A group of pro bono attorneys from Fish were part of a team of lawyers who successfully appealed the decision by the Massachusetts Department of Environmental Protection (MA DEP) to grant a clean air permit for the "Weymouth Compressor Station," a large natural gas pipeline project that was slated to be built in a densely populated residential area south of Boston. Fish represented a group of concerned citizens from the Town of Hingham, who, together with four impacted municipalities and another citizens group from the Town of Weymouth, had opposed the project.

In a decision issued on June 3, 2020, the First Circuit Court of Appeals in Boston vacated an air pollution permit that had been issued to Algonquin Gas Transmission LLC under the Clean Air Act for a compressor station in Weymouth. The planned station was part of the $1 billion Atlantic Bridge natural gas pipeline that would have transported fracked gas from Pennsylvania to eastern Canada. The First Circuit found that the MA DEP wrongly approved the permit because it had failed to perform a proper cost-benefit analysis before approving Algonquin's less expensive but more polluting pollution control design.

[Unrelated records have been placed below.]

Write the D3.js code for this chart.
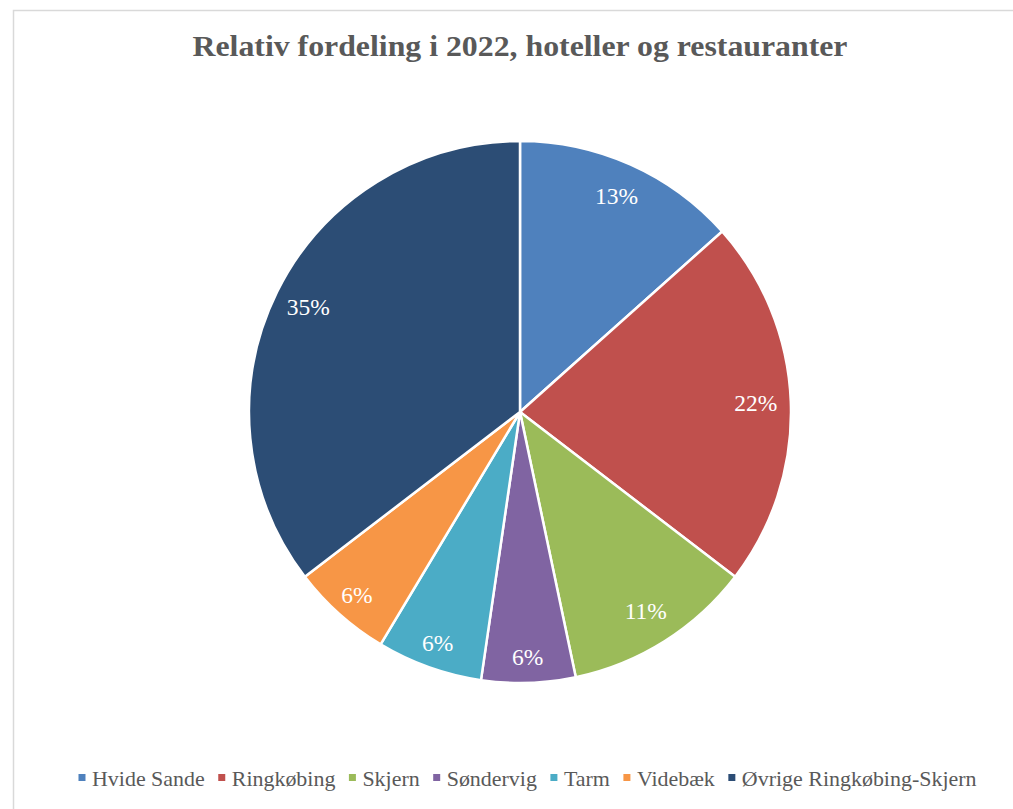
<!DOCTYPE html>
<html><head><meta charset="utf-8">
<script src="https://cdn.jsdelivr.net/npm/d3@7"></script>
<style>html,body{margin:0;padding:0;background:#fff;}svg{display:block;}</style>
</head><body>
<svg id="c" width="1013" height="809"></svg>
<script>
const categories = ["Hvide Sande","Ringkøbing","Skjern","Søndervig","Tarm","Videbæk","Øvrige Ringkøbing-Skjern"];
const values = [13.4, 22.0, 11.3, 5.6, 6.3, 6.0, 35.4];
const colors = ["#4F81BD","#C0504D","#9BBB59","#8064A2","#4BACC6","#F79646","#2C4D75"];
const title = "Relativ fordeling i 2022, hoteller og restauranter";

const svg = d3.select("#c");
svg.append("rect").attr("x",13.5).attr("y",10.5).attr("width",1100).attr("height",900)
  .attr("fill","#fff").attr("stroke","#d9d9d9").attr("stroke-width",1.5);

svg.append("text").attr("x",520).attr("y",56).attr("text-anchor","middle")
  .attr("font-family","Liberation Serif, serif").attr("font-weight","bold").attr("font-size",28.5)
  .attr("textLength",655).attr("lengthAdjust","spacingAndGlyphs")
  .attr("fill","#595959").text(title);

const cx = 520, cy = 412, R = 271;
const data = categories.map((c,i)=>({c, v: values[i], col: colors[i]}));
const pie = d3.pie().sort(null).value(d=>d.v);
const arc = d3.arc().innerRadius(0).outerRadius(R);
const total = d3.sum(values);
// narrow slices get their labels pushed a little further out
const labelPos = d => {
  const r = (d.endAngle - d.startAngle) < 0.45 ? 245 : 236;
  return d3.arc().innerRadius(r).outerRadius(r).centroid(d);
};
const g = svg.append("g").attr("transform",`translate(${cx},${cy})`);
const arcs = pie(data);
g.selectAll("path").data(arcs).join("path").attr("d",arc)
  .attr("fill",d=>d.data.col).attr("stroke","#fff").attr("stroke-width",2.5).attr("stroke-linejoin","round");
g.selectAll("text").data(arcs).join("text")
  .attr("transform",d=>`translate(${labelPos(d)})`)
  .attr("text-anchor","middle").attr("dy","0.33em")
  .attr("font-family","Liberation Serif, serif").attr("font-size",23.5).attr("fill","#fff")
  .text(d=>Math.round(d.data.v/total*100)+"%");

// legend
const lg = svg.append("g");
const fs = 21;
let x = 0;
data.forEach(d=>{
  const it = lg.append("g");
  it.append("rect").attr("x",x).attr("y",-12).attr("width",7).attr("height",7).attr("fill",d.col);
  const t = it.append("text").attr("x",x+13.5).attr("y",0)
    .attr("font-family","Liberation Serif, serif").attr("font-size",fs).attr("fill","#595959").text(d.c);
  const w = t.node().getComputedTextLength() * 1.045;
  t.attr("textLength", w).attr("lengthAdjust","spacingAndGlyphs");
  x += 13.5 + w + 13.5;
});
const totalW = x - 13.5;
lg.attr("transform",`translate(${527.5 - totalW/2},786)`);
</script>
</body></html>
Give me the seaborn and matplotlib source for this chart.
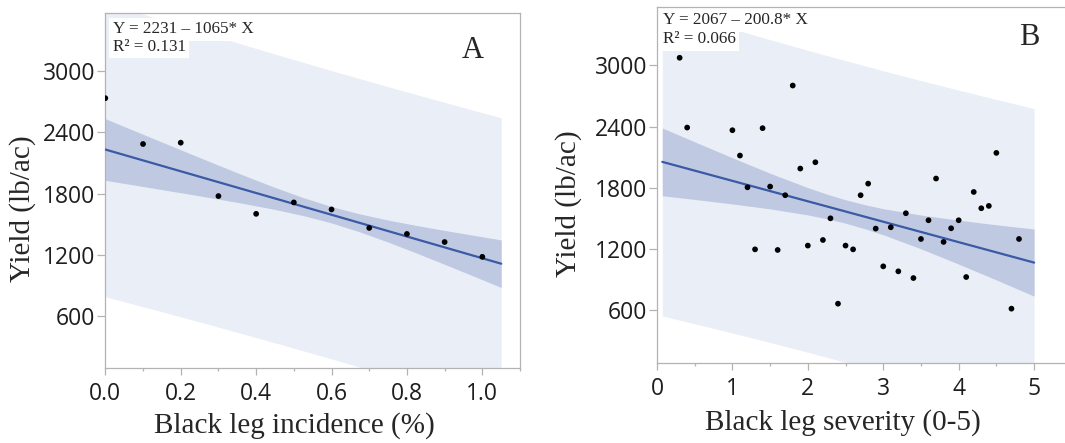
import numpy as np
import pandas as pd
import matplotlib
matplotlib.use("Agg")
import matplotlib.pyplot as plt
from matplotlib.ticker import MultipleLocator, FormatStrFormatter
import seaborn as sns

# ---- panel A : black leg incidence ----
inc_x = [0.0, 0.1, 0.2, 0.3, 0.4, 0.5, 0.6, 0.7, 0.8, 0.9, 1.0]
inc_y = [2734, 2285, 2298, 1775, 1601, 1713, 1644, 1463, 1404, 1325, 1180]
inc_b0, inc_b1 = 2231, -1065
# band half widths (confidence / prediction)
inc_band_x = [0, 0.075, 0.15, 0.225, 0.3, 0.375, 0.45, 0.525, 0.6, 0.675, 0.75, 0.825, 0.9, 0.975, 1.05]
inc_ci = [302, 267, 233, 199, 166, 135, 108, 88, 80, 88, 108, 135, 166, 199, 233]
inc_pi = [1442, 1435, 1429, 1424, 1420, 1417, 1414, 1413, 1412, 1413, 1414, 1417, 1420, 1424, 1429]

# ---- panel B : black leg severity ----
sev_x = [0.3, 0.4, 1.0, 1.1, 1.2, 1.3, 1.4, 1.5, 1.6, 1.7, 1.8, 1.9, 2.0, 2.1, 2.2, 2.3, 2.4, 2.5, 2.6, 2.7,
         2.8, 2.9, 3.0, 3.1, 3.2, 3.3, 3.4, 3.5, 3.6, 3.7, 3.8, 3.9, 4.0, 4.1, 4.2, 4.3, 4.4, 4.5, 4.7, 4.8]
sev_y = [3076, 2390, 2364, 2115, 1803, 1193, 2384, 1810, 1187, 1725, 2803, 1987, 1230, 2049, 1285, 1498, 659, 1230, 1193, 1725,
         1839, 1397, 1026, 1410, 977, 1548, 911, 1295, 1479, 1889, 1266, 1400, 1479, 921, 1757, 1597, 1620, 2141, 610, 1295]
sev_b0, sev_b1 = 2067, -200.8
sev_band_x = [0.07, 0.5, 1.0, 1.5, 2.0, 2.25, 2.5, 2.75, 3.0, 3.5, 4.0, 4.5, 5.0]
sev_ci = [333, 283, 227, 175, 134, 121, 115, 118, 128, 166, 216, 271, 330]
sev_pi = [1515, 1505, 1495, 1488, 1484, 1483, 1483, 1483, 1484, 1487, 1494, 1503, 1514]

y_ticks = [600, 1200, 1800, 2400, 3000]

sns.set_style("white")
plt.rcParams["font.family"] = ["Open Sans", "DejaVu Sans"]
serif = ["Liberation Serif", "DejaVu Serif"]

light = "#eaeef6"
dark = "#c0c9e2"
blue = "#3a5aa6"
grey = "#b3b3b3"

fig = plt.figure(figsize=(10.65, 4.43), dpi=100)
ax1 = fig.add_axes([0.0989, 0.1686, 0.3894, 0.8027])
ax2 = fig.add_axes([0.6169, 0.1799, 0.3831, 0.8050])


def panel(ax, x, y, b0, b1, bx, ci, pi):
    bx = np.array(bx)
    fit = b0 + b1 * bx
    ax.fill_between(bx, fit - np.array(pi), fit + np.array(pi), color=light, lw=0, zorder=1)
    ax.fill_between(bx, fit - np.array(ci), fit + np.array(ci), color=dark, lw=0, zorder=2)
    sns.lineplot(x=bx, y=fit, color=blue, lw=1.6, ax=ax, zorder=3)
    df = pd.DataFrame({"x": x, "y": y})
    sns.scatterplot(data=df, x="x", y="y", color="black", s=17, edgecolor="none", ax=ax, zorder=4)
    ax.set_yticks(y_ticks)
    for s in ax.spines.values():
        s.set_color(grey)
        s.set_linewidth(0.9)
    ax.tick_params(axis="both", which="both", direction="out", color=grey, labelsize=16.5,
                   labelcolor="#1e1e1e")
    ax.tick_params(axis="y", which="major", length=5.5, width=0.9, pad=1.5, left=True)
    ax.tick_params(axis="x", which="major", length=5, width=0.9, pad=5, bottom=True)
    ax.tick_params(axis="x", which="minor", length=2.5, width=0.9, bottom=True)


panel(ax1, inc_x, inc_y, inc_b0, inc_b1, inc_band_x, inc_ci, inc_pi)
panel(ax2, sev_x, sev_y, sev_b0, sev_b1, sev_band_x, sev_ci, sev_pi)

ax1.set_xlim(0, 1.1)
ax1.set_ylim(88, 3571)
ax1.xaxis.set_major_locator(MultipleLocator(0.2))
ax1.xaxis.set_minor_locator(MultipleLocator(0.1))
ax1.xaxis.set_major_formatter(FormatStrFormatter("%.1f"))

ax2.set_xlim(0, 5.41)
ax2.set_ylim(73, 3578)
ax2.set_xticks([0, 1, 2, 3, 4, 5])
ax2.xaxis.set_minor_locator(MultipleLocator(0.5))
ax2.spines["right"].set_visible(False)

# labels
ax1.set_xlabel("Black leg incidence (%)", family=serif, fontsize=21)
ax1.set_ylabel("Yield (lb/ac)", family=serif, fontsize=21)
ax2.set_xlabel("Black leg severity (0-5)", family=serif, fontsize=21)
ax2.set_ylabel("Yield (lb/ac)", family=serif, fontsize=21)
for ax, xl, yl in [(ax1, (0.455, -0.162), (-0.1985, 0.448)), (ax2, (0.456, -0.166), (-0.216, 0.447))]:
    ax.xaxis.label.set_va("center")
    ax.yaxis.label.set_va("center")
    ax.xaxis.set_label_coords(*xl)
    ax.yaxis.set_label_coords(*yl)

box = dict(facecolor="white", edgecolor="none", pad=2.5)
ax1.text(0.018, 0.953, "Y = 2231 \u2013 1065* X", transform=ax1.transAxes, family=serif,
         fontsize=12.3, va="center", ha="left", bbox=box, zorder=5)
ax1.text(0.018, 0.904, "R\u00b2 = 0.131", transform=ax1.transAxes, family=serif,
         fontsize=12.3, va="center", ha="left", bbox=box, zorder=5)
ax2.text(0.0147, 0.962, "Y = 2067 \u2013 200.8* X", transform=ax2.transAxes, family=serif,
         fontsize=12.3, va="center", ha="left", bbox=box, zorder=5)
ax2.text(0.0147, 0.9086, "R\u00b2 = 0.066", transform=ax2.transAxes, family=serif,
         fontsize=12.3, va="center", ha="left", bbox=box, zorder=5)

ax1.text(0.887, 0.895, "A", transform=ax1.transAxes, family=serif, fontsize=22,
         ha="center", va="center", zorder=5)
ax2.text(0.912, 0.915, "B", transform=ax2.transAxes, family=serif, fontsize=22,
         ha="center", va="center", zorder=5)

fig.savefig("out.png", dpi=100)
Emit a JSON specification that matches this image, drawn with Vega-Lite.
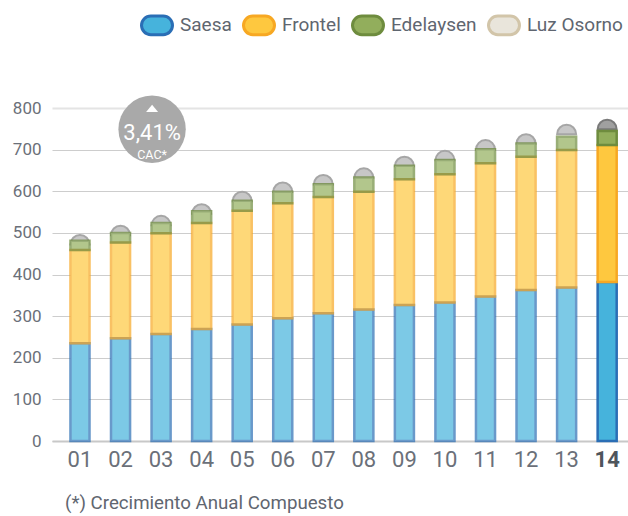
{
  "$schema": "https://vega.github.io/schema/vega-lite/v6.json",
  "width": 576,
  "height": 333,
  "autosize": "none",
  "padding": {"left": 52, "top": 108, "right": 0, "bottom": 75},
  "background": "white",
  "config": {"view": {"stroke": null}, "font": "Roboto"},
  "title": {
    "text": "(*) Crecimiento Anual Compuesto",
    "orient": "bottom", "anchor": "start", "frame": "group",
    "offset": 24, "dx": 13,
    "font": "Roboto", "fontSize": 18.7, "fontWeight": "normal", "color": "#5f6670"
  },
  "datasets": {
    "energy": [
      {"year": "01", "series": "Saesa", "rank": 1, "value": 235},
      {"year": "01", "series": "Frontel", "rank": 2, "value": 224},
      {"year": "01", "series": "Edelaysen", "rank": 3, "value": 22},
      {"year": "01", "series": "Luz Osorno", "rank": 4, "value": 14},
      {"year": "02", "series": "Saesa", "rank": 1, "value": 247},
      {"year": "02", "series": "Frontel", "rank": 2, "value": 230},
      {"year": "02", "series": "Edelaysen", "rank": 3, "value": 23},
      {"year": "02", "series": "Luz Osorno", "rank": 4, "value": 17},
      {"year": "03", "series": "Saesa", "rank": 1, "value": 257},
      {"year": "03", "series": "Frontel", "rank": 2, "value": 242},
      {"year": "03", "series": "Edelaysen", "rank": 3, "value": 25},
      {"year": "03", "series": "Luz Osorno", "rank": 4, "value": 17},
      {"year": "04", "series": "Saesa", "rank": 1, "value": 269},
      {"year": "04", "series": "Frontel", "rank": 2, "value": 255},
      {"year": "04", "series": "Edelaysen", "rank": 3, "value": 28},
      {"year": "04", "series": "Luz Osorno", "rank": 4, "value": 17},
      {"year": "05", "series": "Saesa", "rank": 1, "value": 280},
      {"year": "05", "series": "Frontel", "rank": 2, "value": 273},
      {"year": "05", "series": "Edelaysen", "rank": 3, "value": 24},
      {"year": "05", "series": "Luz Osorno", "rank": 4, "value": 22},
      {"year": "06", "series": "Saesa", "rank": 1, "value": 295},
      {"year": "06", "series": "Frontel", "rank": 2, "value": 276},
      {"year": "06", "series": "Edelaysen", "rank": 3, "value": 28},
      {"year": "06", "series": "Luz Osorno", "rank": 4, "value": 22},
      {"year": "07", "series": "Saesa", "rank": 1, "value": 307},
      {"year": "07", "series": "Frontel", "rank": 2, "value": 279},
      {"year": "07", "series": "Edelaysen", "rank": 3, "value": 31},
      {"year": "07", "series": "Luz Osorno", "rank": 4, "value": 22},
      {"year": "08", "series": "Saesa", "rank": 1, "value": 316},
      {"year": "08", "series": "Frontel", "rank": 2, "value": 283},
      {"year": "08", "series": "Edelaysen", "rank": 3, "value": 34},
      {"year": "08", "series": "Luz Osorno", "rank": 4, "value": 22},
      {"year": "09", "series": "Saesa", "rank": 1, "value": 327},
      {"year": "09", "series": "Frontel", "rank": 2, "value": 302},
      {"year": "09", "series": "Edelaysen", "rank": 3, "value": 32},
      {"year": "09", "series": "Luz Osorno", "rank": 4, "value": 22},
      {"year": "10", "series": "Saesa", "rank": 1, "value": 333},
      {"year": "10", "series": "Frontel", "rank": 2, "value": 308},
      {"year": "10", "series": "Edelaysen", "rank": 3, "value": 34},
      {"year": "10", "series": "Luz Osorno", "rank": 4, "value": 22},
      {"year": "11", "series": "Saesa", "rank": 1, "value": 347},
      {"year": "11", "series": "Frontel", "rank": 2, "value": 320},
      {"year": "11", "series": "Edelaysen", "rank": 3, "value": 34},
      {"year": "11", "series": "Luz Osorno", "rank": 4, "value": 22},
      {"year": "12", "series": "Saesa", "rank": 1, "value": 363},
      {"year": "12", "series": "Frontel", "rank": 2, "value": 320},
      {"year": "12", "series": "Edelaysen", "rank": 3, "value": 32},
      {"year": "12", "series": "Luz Osorno", "rank": 4, "value": 22},
      {"year": "13", "series": "Saesa", "rank": 1, "value": 369},
      {"year": "13", "series": "Frontel", "rank": 2, "value": 330},
      {"year": "13", "series": "Edelaysen", "rank": 3, "value": 32},
      {"year": "13", "series": "Luz Osorno", "rank": 4, "value": 29},
      {"year": "14", "series": "Saesa", "rank": 1, "value": 382},
      {"year": "14", "series": "Frontel", "rank": 2, "value": 329},
      {"year": "14", "series": "Edelaysen", "rank": 3, "value": 34},
      {"year": "14", "series": "Luz Osorno", "rank": 4, "value": 27}
    ]
  },
  "layer": [
    {
      "data": {"name": "energy"},
      "transform": [
        {"stack": "value", "groupby": ["year"], "sort": [{"field": "rank", "order": "ascending"}], "as": ["v0", "v1"]},
        {"filter": "datum.series === 'Luz Osorno'"}
      ],
      "mark": {"type": "point", "shape": "M-1,1A1,1 0 0 1 1,1Z", "size": 361, "filled": true, "opacity": 1, "strokeWidth": 2},
      "encoding": {
        "x": {
          "field": "year", "type": "ordinal",
          "scale": {"type": "band", "paddingInner": 0.53, "paddingOuter": 0.367, "align": 0.62},
          "axis": {
            "title": null, "ticks": false, "grid": false, "labelAngle": 0,
            "domain": true, "domainColor": "#c8c8c8", "domainWidth": 2,
            "labelFont": "Roboto", "labelFontSize": 22, "labelPadding": 8,
            "labelColor": {"condition": {"test": "datum.value === '14'", "value": "#4f555c"}, "value": "#6b7079"},
            "labelFontWeight": {"condition": {"test": "datum.value === '14'", "value": "bold"}, "value": "normal"}
          }
        },
        "y": {
          "field": "v1", "type": "quantitative",
          "scale": {"domain": [0, 800], "nice": false},
          "axis": {
            "title": null, "ticks": false, "domain": false,
            "values": [0, 100, 200, 300, 400, 500, 600, 700, 800],
            "labelFont": "Roboto", "labelFontSize": 17, "labelPadding": 11, "labelColor": "#6b7079",
            "gridColor": {"condition": {"test": "datum.value === 800", "value": "#e4e4e4"}, "value": "#cdcdcd"},
            "gridWidth": {"condition": {"test": "datum.value === 800", "value": 2}, "value": 1}
          }
        },
        "fill": {"condition": {"test": "datum.year === '14'", "value": "#a0a0a0"}, "value": "#c7c7c7"},
        "stroke": {"condition": {"test": "datum.year === '14'", "value": "#7a7a7a"}, "value": "#a6a6a6"}
      }
    },
    {
      "data": {"name": "energy"},
      "transform": [
        {"stack": "value", "groupby": ["year"], "sort": [{"field": "rank", "order": "ascending"}], "as": ["v0", "v1"]},
        {"filter": "datum.series !== 'Luz Osorno'"}
      ],
      "mark": {"type": "bar", "color": "white", "opacity": 1},
      "encoding": {
        "x": {"field": "year", "type": "ordinal"},
        "y": {"field": "v1", "type": "quantitative"},
        "y2": {"field": "v0"}
      }
    },
    {
      "data": {"name": "energy"},
      "transform": [
        {"stack": "value", "groupby": ["year"], "sort": [{"field": "rank", "order": "ascending"}], "as": ["v0", "v1"]},
        {"filter": "datum.series !== 'Luz Osorno'"}
      ],
      "mark": {"type": "bar", "strokeWidth": 2.5},
      "encoding": {
        "x": {"field": "year", "type": "ordinal"},
        "y": {"field": "v1", "type": "quantitative"},
        "y2": {"field": "v0"},
        "color": {
          "field": "series", "type": "nominal",
          "scale": {"domain": ["Saesa", "Frontel", "Edelaysen", "Luz Osorno"], "range": ["#46b3dc", "#fec83f", "#92ae5c", "#e9e5db"]},
          "legend": {
            "title": null, "orient": "none", "direction": "horizontal",
            "legendX": 88, "legendY": -100, "padding": 0,
            "symbolType": "M-0.4,-0.6L0.4,-0.6A0.6,0.6 0 0 1 0.4,0.6L-0.4,0.6A0.6,0.6 0 0 1 -0.4,-0.6Z",
            "symbolSize": 961, "symbolStrokeWidth": 3, "symbolOpacity": 1,
            "labelFont": "Roboto", "labelFontSize": 19, "labelColor": "#5f6670",
            "labelOffset": 6, "columnPadding": 5
          }
        },
        "stroke": {
          "field": "series", "type": "nominal",
          "scale": {"domain": ["Saesa", "Frontel", "Edelaysen", "Luz Osorno"], "range": ["#2a6eb5", "#f7a823", "#6e8c3e", "#d2c5a9"]},
          "legend": {
            "title": null, "orient": "none", "direction": "horizontal",
            "legendX": 88, "legendY": -100, "padding": 0,
            "symbolType": "M-0.4,-0.6L0.4,-0.6A0.6,0.6 0 0 1 0.4,0.6L-0.4,0.6A0.6,0.6 0 0 1 -0.4,-0.6Z",
            "symbolSize": 961, "symbolStrokeWidth": 3, "symbolOpacity": 1,
            "labelFont": "Roboto", "labelFontSize": 19, "labelColor": "#5f6670",
            "labelOffset": 6, "columnPadding": 5
          }
        },
        "opacity": {"condition": {"test": "datum.year === '14'", "value": 1}, "value": 0.7}
      }
    },
    {
      "data": {"values": [{"year": "03", "y": 749}]},
      "mark": {"type": "point", "shape": "circle", "size": 4536, "filled": true, "color": "#a9a9a9", "opacity": 1, "xOffset": -9},
      "encoding": {
        "x": {"field": "year", "type": "ordinal"},
        "y": {"field": "y", "type": "quantitative"}
      }
    },
    {
      "data": {"values": [{"year": "03", "y": 799}]},
      "mark": {"type": "point", "shape": "M0,-0.6L1,0.6L-1,0.6Z", "size": 144, "filled": true, "color": "white", "opacity": 1, "xOffset": -9},
      "encoding": {
        "x": {"field": "year", "type": "ordinal"},
        "y": {"field": "y", "type": "quantitative"}
      }
    },
    {
      "data": {"values": [{"year": "03", "y": 740, "label": "3,41%"}]},
      "mark": {"type": "text", "font": "Roboto", "fontSize": 22, "color": "white", "align": "center", "baseline": "middle", "xOffset": -9},
      "encoding": {
        "x": {"field": "year", "type": "ordinal"},
        "y": {"field": "y", "type": "quantitative"},
        "text": {"field": "label"}
      }
    },
    {
      "data": {"values": [{"year": "03", "y": 688, "label": "CAC*"}]},
      "mark": {"type": "text", "font": "Roboto", "fontSize": 12.5, "color": "white", "align": "center", "baseline": "middle", "xOffset": -9},
      "encoding": {
        "x": {"field": "year", "type": "ordinal"},
        "y": {"field": "y", "type": "quantitative"},
        "text": {"field": "label"}
      }
    }
  ]
}
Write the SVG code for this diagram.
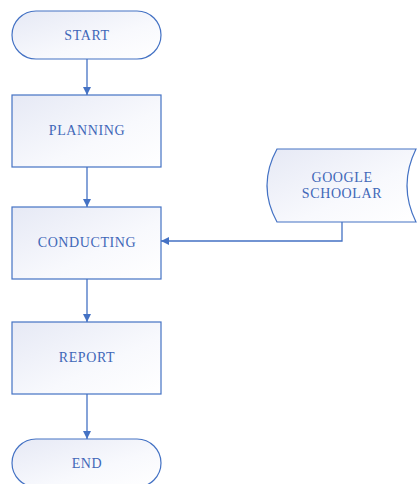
<svg xmlns="http://www.w3.org/2000/svg" width="420" height="484" viewBox="0 0 420 484">
<defs>
<linearGradient id="g" x1="0" y1="0" x2="1" y2="1">
<stop offset="0" stop-color="#e6e9f5"/>
<stop offset="0.6" stop-color="#f8f9fd"/>
<stop offset="1" stop-color="#ffffff"/>
</linearGradient>
<marker id="a" viewBox="0 0 10 10" refX="10" refY="5" markerWidth="8" markerHeight="8" markerUnits="userSpaceOnUse" orient="auto">
<path d="M0,0 L10,5 L0,10 z" fill="#4472c4"/>
</marker>
<style>
.s{fill:url(#g);stroke:#4472c4;stroke-width:1.2}
.t{font-family:"Liberation Serif","Times New Roman",serif;font-size:14px;fill:#3f67b8;text-anchor:middle;letter-spacing:0.6px}
.c{fill:none;stroke:#4472c4;stroke-width:1.3;marker-end:url(#a)}
</style>
</defs>
<g id="start"><rect class="s" x="12" y="11" width="149" height="48" rx="24"/><text class="t" x="87" y="40">START</text></g>
<g id="planning"><rect class="s" x="12" y="95" width="149" height="72"/><text class="t" x="87" y="135">PLANNING</text></g>
<g id="conducting"><rect class="s" x="12" y="207" width="149" height="72"/><text class="t" x="87" y="247">CONDUCTING</text></g>
<g id="report"><rect class="s" x="12" y="322" width="149" height="72"/><text class="t" x="87" y="362">REPORT</text></g>
<g id="end"><rect class="s" x="12" y="439" width="149" height="48" rx="24"/><text class="t" x="87" y="468">END</text></g>
<g id="google"><path class="s" d="M277,149 L416,149 Q398,185.5 416,222 L277,222 Q257,185.5 277,149 Z"/><text class="t" x="342" y="182">GOOGLE</text><text class="t" x="342" y="198">SCHOOLAR</text></g>
<g id="connectors">
<path class="c" d="M87,59 L87,95"/>
<path class="c" d="M87,167 L87,207"/>
<path class="c" d="M87,279 L87,322"/>
<path class="c" d="M87,394 L87,439"/>
<path class="c" d="M342,222 L342,241 L161,241"/>
</g>
</svg>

The court remanded the case back to the MA DEP to conduct a more complete analysis of the best available pollution control technology. Fish worked with the firms of Miyares & Harrington LLP and Morrison Mahoney LLP who represented the municipalities and other citizens' group respectively. The case was reported as Town of Weymouth et al. v. Massachusetts Department of Environmental Protection, 2020 WL 2904672.